Comprised of Mike West on the banjo and Katie Euliss on the doghouse bass, Truckstop Honeymoon churns out gritty bluegrass rock, with quite a bit of soul influence, to make high-octane songs about the oddities of everyday life. In 11 years the Louisiana duo has released eight albums and a full-length documentary film on Baton Rouge label, Squirrel Records. Their latest, “The Madness of Happiness,” just came out this year, and will likely contribute to the majority of an expected high-energy show.
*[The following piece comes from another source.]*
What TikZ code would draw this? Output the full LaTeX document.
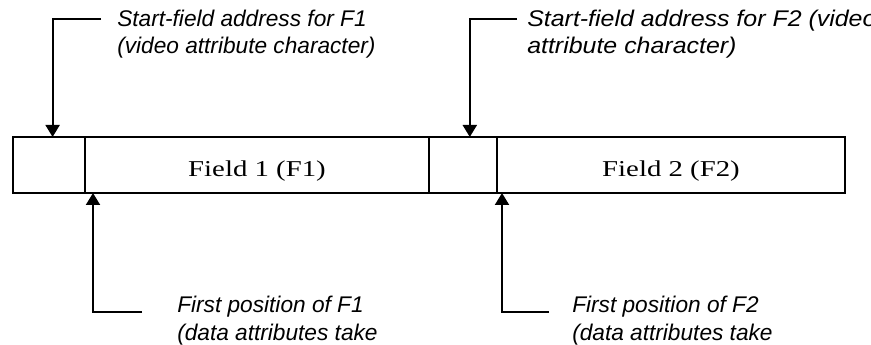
\documentclass[tikz,border=0pt]{standalone}
\usepackage{fontspec}
\setmainfont{Liberation Serif}
\newfontfamily\labelfont{Liberation Sans}
\newfontfamily\widelabelfont[FakeStretch=1.1]{Liberation Sans}
\newfontfamily\fieldfont[FakeStretch=1.27]{Liberation Serif}
\usetikzlibrary{positioning, arrows.meta, calc}

\begin{document}
\begin{tikzpicture}[
x=0.75pt, y=-0.75pt,
cellnode/.style={rectangle,
  draw, line width=1.5pt,
  minimum height=42pt,
  inner sep=0pt, outer sep=0pt,
  text height=17.5pt, text depth=0pt,
  font=\fieldfont\fontsize{17pt}{20pt}\selectfont
},
labelnode/.style={
  align=left, inner sep=0pt,
  font=\labelfont\itshape\fontsize{17pt}{20.5pt}\selectfont
},
>={Triangle[length=9pt,width=10.5pt]}
]
\path[use as bounding box, clip] (0,0) rectangle (871,345);

\node[cellnode, minimum width=54pt, anchor=north west] (attr1) at (13,137)
    {};
\node[cellnode, minimum width=258pt, right=0pt of attr1] (field1)
    {Field 1 (F1)};
\node[cellnode, minimum width=51pt, right=0pt of field1] (attr2)
    {};
\node[cellnode, minimum width=261pt, right=0pt of attr2] (field2)
    {Field 2 (F2)};

% base anchor sits on the last line
\node[labelnode, anchor=base west] (start1) at (117,53.5)
    {Start-field address for F1\\(video attribute character)};
\node[labelnode, anchor=base west,
  font=\widelabelfont\itshape\fontsize{17pt}{20.5pt}\selectfont] (start2) at (527,53.5)
    {Start-field address for F2 (video\\attribute character)};
\node[labelnode, anchor=base west] (first1) at (177,340)
    {First position of F1\\(data attributes take};
\node[labelnode, anchor=base west] (first2) at (572,340)
    {First position of F2\\(data attributes take};

\coordinate (k1) at (101,19);
\coordinate (k2) at (517,19);
\coordinate (k3) at (142,312);
\coordinate (k4) at (549,312);

\draw[->, line width=1.5pt] (k1) -| ($(attr1.north west)!0.55!(attr1.north east)$);
\draw[->, line width=1.5pt] (k2) -| ($(attr2.north west)!0.6!(attr2.north east)$);
\draw[->, line width=1.5pt] (k3) -| ($(field1.south west)+(8,0)$);
\draw[->, line width=1.5pt] (k4) -| ($(field2.south west)+(5,0)$);
\end{tikzpicture}
\end{document}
Their displacement story citing Hurricane Katrina as the reason they landed in Kansas appears on the “Madness” album in “House of Love.” Mike takes the lead, opening the song with “First Christmas in Kansas and everything went to hell,” outlining the family struggle of adjusting from their New Orleans home to Lawrence. Hear it live and some of their other 15 new tracks at this matinee show. 6 p.m. Sunday at the Replay Lounge, 946 Massachusetts St., $3.

Black Joe Lewis

Black Joe Lewis will bring his soulful vintage blues to the Bottleneck this Sunday. Backed by his band the Honeybears, the Austin-based artist draws inspiration for his shouting sound from legendary musicians like James Brown, Wilson Pickett and Howlin’ Wolf. He played Knuckleheads Saloon in Kansas City in February, using his gritty, loud vocals, garage-rock licks and tight horn section to bring down the house. His latest and third studio album, “Electric Slave,” was released last year, The album kicks off with the in-your-face “Skulldiggin,” and the remaining 10 tracks are packed with raucous, bluesy-rock riffs and women-chasing. 8 p.m. Sunday at The Bottleneck, 737 New Hampshire St., $15.

Band of Skulls

Russell Marsden (guitar, vocals), Emma Richardson (bass, vocals), and Matt Hayward (drums) are Band of Skulls, an English rock band from Southampton. Combining gritty, bluesy sounds with indie rock influences, the trio — who formed after meeting in college and recording a buzz-worthy demo in 2008 — have gotten comparisons to the likes of The Kills, Black Keys and Duke Spirit. Their latest album, “Himalayan,” was described by Village Voice as: "Cool enough for hipsters, heavy enough for metalheads, smart enough for muso snobs, Band of Skulls succeed in striking that oft-elusive aural sweet spot for fans of all stripes.” It seems like they’ve covered all of their bases, so you should probably go ahead and check out the show. If you’re not quite convinced, check out the video below for the song “Asleep at the Wheel” and decide for yourself. 8 p.m. Wednesday at The Granada, 1020 Massachusetts St., $18.